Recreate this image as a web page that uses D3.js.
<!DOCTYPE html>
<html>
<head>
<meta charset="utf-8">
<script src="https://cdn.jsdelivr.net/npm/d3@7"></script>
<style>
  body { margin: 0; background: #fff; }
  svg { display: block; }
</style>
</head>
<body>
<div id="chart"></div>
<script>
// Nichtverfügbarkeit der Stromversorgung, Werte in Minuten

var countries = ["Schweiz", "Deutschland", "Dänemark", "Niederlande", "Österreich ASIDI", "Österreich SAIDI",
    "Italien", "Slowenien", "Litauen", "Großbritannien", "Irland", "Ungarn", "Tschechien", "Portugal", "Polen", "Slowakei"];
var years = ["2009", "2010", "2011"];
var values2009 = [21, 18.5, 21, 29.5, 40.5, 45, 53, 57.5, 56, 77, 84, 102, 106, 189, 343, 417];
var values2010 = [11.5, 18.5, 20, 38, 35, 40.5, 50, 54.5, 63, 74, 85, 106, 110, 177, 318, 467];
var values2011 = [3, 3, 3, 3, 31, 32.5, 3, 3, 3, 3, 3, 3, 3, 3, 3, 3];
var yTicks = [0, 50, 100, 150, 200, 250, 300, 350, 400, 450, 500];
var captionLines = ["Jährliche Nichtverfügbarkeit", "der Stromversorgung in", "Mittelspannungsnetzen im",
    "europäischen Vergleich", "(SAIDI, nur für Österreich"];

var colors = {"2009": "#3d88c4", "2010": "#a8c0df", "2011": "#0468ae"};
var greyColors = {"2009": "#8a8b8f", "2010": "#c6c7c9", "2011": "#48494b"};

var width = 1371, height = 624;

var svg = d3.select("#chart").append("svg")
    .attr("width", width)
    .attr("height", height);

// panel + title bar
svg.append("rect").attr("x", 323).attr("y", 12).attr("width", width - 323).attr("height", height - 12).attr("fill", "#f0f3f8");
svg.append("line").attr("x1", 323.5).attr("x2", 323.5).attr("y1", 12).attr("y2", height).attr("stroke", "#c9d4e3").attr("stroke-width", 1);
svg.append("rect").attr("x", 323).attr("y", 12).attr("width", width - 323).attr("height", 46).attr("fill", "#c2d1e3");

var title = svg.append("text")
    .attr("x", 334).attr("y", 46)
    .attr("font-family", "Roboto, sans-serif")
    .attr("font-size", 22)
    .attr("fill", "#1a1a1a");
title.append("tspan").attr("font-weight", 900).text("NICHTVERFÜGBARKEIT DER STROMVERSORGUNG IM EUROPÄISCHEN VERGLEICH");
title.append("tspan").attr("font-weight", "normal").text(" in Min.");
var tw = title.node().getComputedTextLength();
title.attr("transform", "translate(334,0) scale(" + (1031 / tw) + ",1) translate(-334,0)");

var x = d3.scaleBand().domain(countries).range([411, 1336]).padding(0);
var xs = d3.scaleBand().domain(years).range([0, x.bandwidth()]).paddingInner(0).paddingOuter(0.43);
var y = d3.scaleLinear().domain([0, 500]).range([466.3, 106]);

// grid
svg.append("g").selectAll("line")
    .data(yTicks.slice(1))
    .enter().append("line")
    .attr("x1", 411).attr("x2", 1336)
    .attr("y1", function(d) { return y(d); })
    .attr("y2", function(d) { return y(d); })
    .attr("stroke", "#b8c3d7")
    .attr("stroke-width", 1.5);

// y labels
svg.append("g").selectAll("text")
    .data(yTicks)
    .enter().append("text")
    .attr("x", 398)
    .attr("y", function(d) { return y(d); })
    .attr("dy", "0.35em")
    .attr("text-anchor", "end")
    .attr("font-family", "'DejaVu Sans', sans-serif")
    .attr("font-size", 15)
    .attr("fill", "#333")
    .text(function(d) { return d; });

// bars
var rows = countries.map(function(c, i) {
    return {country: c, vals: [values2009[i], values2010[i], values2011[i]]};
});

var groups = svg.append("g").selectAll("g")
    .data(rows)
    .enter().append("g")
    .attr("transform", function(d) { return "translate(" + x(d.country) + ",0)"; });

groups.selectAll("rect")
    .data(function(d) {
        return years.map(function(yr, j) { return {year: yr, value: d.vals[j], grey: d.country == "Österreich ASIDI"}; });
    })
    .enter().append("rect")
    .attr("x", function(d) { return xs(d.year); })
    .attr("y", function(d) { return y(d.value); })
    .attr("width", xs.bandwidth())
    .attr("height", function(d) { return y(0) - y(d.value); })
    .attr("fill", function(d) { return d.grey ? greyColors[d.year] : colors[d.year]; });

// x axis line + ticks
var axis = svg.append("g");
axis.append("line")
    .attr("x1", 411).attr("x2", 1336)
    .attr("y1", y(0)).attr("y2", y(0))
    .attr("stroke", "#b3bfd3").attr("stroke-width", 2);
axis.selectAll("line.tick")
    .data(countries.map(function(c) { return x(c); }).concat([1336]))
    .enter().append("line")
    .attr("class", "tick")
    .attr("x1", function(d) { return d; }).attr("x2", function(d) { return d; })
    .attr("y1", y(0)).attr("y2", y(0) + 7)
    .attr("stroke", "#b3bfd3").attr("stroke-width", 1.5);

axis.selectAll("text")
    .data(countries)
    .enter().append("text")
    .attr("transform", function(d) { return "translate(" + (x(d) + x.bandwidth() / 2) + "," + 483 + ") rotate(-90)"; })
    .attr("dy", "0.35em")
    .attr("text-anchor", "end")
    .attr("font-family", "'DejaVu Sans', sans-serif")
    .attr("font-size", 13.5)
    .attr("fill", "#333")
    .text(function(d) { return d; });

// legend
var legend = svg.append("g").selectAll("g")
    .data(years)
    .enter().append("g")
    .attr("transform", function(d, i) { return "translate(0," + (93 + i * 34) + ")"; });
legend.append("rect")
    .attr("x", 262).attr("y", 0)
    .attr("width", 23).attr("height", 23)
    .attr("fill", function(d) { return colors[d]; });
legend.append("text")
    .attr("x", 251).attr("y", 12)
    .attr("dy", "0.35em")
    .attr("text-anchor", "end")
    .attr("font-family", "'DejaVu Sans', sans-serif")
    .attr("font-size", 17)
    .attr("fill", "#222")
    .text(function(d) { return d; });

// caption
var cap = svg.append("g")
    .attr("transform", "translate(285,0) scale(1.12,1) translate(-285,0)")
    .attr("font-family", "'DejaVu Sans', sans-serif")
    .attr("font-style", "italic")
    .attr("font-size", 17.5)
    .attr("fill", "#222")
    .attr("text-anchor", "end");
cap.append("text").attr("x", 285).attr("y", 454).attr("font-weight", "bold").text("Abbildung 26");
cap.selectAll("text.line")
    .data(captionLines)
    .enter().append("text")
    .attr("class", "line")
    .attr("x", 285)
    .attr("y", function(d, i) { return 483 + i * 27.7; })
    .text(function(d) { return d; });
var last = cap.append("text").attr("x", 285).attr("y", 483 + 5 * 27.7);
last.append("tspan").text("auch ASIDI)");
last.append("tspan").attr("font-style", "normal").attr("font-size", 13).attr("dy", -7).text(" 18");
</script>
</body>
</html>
---
■ Written instruction: Please write out exactly the lines from the start of the data through the line that contains "Werte in Minuten", both ends included, and nothing else.

■ Response to this task:
Recreate this image as a web page that uses D3.js.
<!DOCTYPE html>
<html>
<head>
<meta charset="utf-8">
<script src="https://cdn.jsdelivr.net/npm/d3@7"></script>
<style>
  body { margin: 0; background: #fff; }
  svg { display: block; }
</style>
</head>
<body>
<div id="chart"></div>
<script>
// Nichtverfügbarkeit der Stromversorgung, Werte in Minuten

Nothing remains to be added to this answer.